◆ **Charts and diagrams as code**:
"""

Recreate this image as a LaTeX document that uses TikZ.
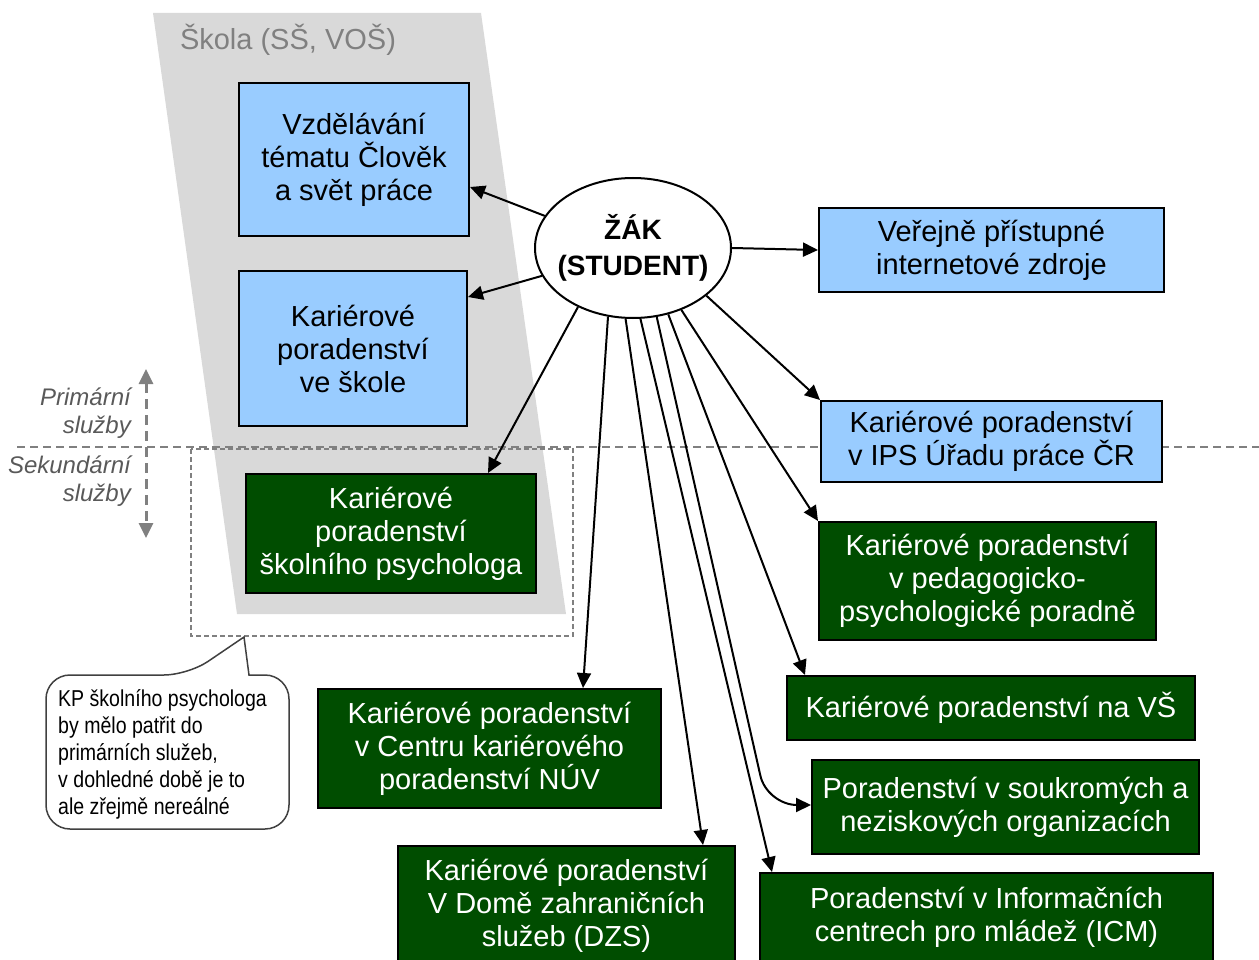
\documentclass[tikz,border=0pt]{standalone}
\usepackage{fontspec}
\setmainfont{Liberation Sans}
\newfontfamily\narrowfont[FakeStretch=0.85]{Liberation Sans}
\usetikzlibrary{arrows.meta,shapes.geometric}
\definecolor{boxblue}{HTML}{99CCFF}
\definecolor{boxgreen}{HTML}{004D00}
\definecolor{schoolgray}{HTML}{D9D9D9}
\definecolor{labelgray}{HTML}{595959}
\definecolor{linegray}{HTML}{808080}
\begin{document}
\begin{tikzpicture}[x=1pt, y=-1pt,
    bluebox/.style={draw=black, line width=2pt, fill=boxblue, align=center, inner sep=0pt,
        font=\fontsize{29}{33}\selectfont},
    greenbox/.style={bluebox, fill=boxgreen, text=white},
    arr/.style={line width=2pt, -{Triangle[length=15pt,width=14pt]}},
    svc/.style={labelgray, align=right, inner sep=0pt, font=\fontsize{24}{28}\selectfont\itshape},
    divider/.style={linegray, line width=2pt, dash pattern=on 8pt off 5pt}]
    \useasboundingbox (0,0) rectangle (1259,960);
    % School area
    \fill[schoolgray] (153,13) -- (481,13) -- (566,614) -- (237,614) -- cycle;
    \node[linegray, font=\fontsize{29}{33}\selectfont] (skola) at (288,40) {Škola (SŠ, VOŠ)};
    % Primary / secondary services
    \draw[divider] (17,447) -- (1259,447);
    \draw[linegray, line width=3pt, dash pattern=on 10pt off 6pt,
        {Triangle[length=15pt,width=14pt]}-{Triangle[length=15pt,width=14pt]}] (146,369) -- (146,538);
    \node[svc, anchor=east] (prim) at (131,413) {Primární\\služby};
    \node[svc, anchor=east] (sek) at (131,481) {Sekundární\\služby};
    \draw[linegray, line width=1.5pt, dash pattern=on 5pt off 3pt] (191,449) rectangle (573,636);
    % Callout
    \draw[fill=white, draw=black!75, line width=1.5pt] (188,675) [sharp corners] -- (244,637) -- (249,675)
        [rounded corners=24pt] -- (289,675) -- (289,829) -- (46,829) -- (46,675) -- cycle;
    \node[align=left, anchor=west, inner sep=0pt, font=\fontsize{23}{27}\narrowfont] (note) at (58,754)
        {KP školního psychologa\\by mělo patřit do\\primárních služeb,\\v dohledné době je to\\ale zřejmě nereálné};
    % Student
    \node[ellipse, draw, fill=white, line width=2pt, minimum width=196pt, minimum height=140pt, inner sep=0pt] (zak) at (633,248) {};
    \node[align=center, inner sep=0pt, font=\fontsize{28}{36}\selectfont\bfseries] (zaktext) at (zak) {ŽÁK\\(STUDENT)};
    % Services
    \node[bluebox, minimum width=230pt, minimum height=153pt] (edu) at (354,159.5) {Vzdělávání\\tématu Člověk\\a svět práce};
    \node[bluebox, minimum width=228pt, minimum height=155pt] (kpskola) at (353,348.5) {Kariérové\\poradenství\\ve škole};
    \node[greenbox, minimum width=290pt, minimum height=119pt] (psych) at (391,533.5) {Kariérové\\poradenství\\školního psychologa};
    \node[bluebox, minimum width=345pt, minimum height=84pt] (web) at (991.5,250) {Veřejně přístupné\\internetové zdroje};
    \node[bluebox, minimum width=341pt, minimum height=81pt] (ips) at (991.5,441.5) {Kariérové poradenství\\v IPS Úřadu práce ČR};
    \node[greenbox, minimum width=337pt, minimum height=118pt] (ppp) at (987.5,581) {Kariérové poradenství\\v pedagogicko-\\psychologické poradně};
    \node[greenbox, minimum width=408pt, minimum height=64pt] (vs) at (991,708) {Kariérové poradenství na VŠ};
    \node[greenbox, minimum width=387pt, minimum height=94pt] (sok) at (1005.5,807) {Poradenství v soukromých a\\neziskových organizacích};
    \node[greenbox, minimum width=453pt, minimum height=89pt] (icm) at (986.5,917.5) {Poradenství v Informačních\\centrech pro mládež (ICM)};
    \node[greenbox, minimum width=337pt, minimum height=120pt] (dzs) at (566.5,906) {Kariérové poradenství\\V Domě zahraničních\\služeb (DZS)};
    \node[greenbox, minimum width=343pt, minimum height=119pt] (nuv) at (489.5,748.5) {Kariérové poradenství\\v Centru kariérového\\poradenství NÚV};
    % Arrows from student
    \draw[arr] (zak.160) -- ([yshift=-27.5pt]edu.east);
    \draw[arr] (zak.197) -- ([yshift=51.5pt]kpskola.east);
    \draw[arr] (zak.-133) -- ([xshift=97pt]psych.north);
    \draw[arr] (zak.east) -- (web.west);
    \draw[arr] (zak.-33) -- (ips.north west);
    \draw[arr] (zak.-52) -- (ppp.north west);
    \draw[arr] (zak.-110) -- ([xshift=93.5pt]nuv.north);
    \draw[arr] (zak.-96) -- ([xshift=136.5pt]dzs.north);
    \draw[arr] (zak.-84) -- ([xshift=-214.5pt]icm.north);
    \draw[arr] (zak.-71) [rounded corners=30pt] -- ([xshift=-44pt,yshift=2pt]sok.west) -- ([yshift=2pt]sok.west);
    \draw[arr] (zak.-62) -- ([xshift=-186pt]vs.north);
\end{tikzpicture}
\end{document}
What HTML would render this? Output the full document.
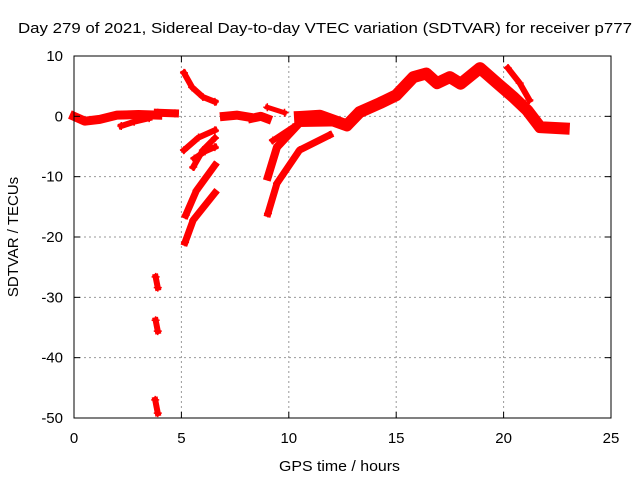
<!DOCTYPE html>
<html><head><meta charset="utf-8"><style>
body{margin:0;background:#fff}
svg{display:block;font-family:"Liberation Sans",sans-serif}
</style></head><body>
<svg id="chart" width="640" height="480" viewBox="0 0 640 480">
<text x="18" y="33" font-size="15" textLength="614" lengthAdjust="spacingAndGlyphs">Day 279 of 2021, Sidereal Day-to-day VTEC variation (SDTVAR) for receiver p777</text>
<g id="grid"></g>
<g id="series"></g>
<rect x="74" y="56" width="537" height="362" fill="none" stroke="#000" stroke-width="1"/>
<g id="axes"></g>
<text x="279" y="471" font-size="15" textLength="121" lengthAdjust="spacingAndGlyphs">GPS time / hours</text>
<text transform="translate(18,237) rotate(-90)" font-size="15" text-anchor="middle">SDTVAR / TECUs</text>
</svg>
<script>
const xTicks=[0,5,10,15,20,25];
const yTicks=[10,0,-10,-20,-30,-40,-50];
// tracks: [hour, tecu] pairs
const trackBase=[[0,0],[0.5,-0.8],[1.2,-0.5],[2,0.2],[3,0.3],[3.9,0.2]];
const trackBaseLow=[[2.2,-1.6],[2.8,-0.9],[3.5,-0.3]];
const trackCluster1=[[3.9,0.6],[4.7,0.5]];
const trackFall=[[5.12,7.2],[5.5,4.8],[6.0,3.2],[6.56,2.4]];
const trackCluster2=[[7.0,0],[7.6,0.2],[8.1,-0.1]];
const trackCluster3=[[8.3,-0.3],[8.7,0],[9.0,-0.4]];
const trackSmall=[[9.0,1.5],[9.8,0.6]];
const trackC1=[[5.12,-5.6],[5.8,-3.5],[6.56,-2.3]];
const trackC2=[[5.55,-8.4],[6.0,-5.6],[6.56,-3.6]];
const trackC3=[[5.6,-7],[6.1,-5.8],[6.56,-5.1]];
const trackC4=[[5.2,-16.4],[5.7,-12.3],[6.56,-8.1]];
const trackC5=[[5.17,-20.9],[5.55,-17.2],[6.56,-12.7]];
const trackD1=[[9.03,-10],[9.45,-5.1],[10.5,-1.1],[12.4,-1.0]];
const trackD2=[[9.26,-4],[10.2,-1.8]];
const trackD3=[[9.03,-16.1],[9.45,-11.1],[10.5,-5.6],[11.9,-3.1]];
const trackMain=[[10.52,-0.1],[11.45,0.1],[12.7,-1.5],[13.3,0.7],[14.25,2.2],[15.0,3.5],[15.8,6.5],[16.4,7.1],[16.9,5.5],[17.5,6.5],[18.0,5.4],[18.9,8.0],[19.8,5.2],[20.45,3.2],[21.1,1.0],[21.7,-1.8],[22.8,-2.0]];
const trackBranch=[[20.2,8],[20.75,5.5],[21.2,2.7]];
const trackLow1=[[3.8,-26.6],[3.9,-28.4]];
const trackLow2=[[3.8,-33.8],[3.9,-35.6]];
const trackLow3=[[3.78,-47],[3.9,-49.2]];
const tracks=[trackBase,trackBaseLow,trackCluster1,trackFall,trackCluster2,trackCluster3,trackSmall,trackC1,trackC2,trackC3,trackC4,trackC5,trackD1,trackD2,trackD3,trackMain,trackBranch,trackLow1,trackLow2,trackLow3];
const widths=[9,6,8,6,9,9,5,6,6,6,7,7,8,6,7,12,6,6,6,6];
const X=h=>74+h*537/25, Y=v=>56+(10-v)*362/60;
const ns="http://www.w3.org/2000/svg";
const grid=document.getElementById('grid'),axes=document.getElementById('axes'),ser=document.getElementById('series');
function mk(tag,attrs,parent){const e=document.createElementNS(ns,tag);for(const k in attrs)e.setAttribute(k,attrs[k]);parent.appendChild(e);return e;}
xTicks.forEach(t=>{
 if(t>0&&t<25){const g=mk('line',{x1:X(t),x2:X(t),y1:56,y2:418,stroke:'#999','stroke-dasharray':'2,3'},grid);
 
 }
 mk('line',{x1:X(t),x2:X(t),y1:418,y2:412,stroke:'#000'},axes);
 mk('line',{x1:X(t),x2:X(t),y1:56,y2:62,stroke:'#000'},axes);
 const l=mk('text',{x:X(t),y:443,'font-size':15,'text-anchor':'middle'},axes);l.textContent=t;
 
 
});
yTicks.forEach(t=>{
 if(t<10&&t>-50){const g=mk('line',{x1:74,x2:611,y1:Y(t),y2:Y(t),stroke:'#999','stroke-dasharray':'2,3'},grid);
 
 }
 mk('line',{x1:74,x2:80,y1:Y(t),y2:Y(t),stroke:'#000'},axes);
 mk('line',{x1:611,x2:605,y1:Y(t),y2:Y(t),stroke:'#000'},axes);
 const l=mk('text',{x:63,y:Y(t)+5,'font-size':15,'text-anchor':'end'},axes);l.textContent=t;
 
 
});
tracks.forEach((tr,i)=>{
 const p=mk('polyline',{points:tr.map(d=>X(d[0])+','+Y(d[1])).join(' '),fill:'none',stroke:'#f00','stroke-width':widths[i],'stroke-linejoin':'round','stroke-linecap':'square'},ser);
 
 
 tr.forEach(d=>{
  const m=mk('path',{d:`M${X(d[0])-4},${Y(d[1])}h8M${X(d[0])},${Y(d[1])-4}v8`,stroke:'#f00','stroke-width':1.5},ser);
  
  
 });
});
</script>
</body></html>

"""

◆ **CHALLENGE**: Report all lines of the data that include the word "this".

◆ **COMPLETE RESPONSE**:
Recreate this image as a LaTeX document that uses TikZ.
What HTML would render this? Output the full document.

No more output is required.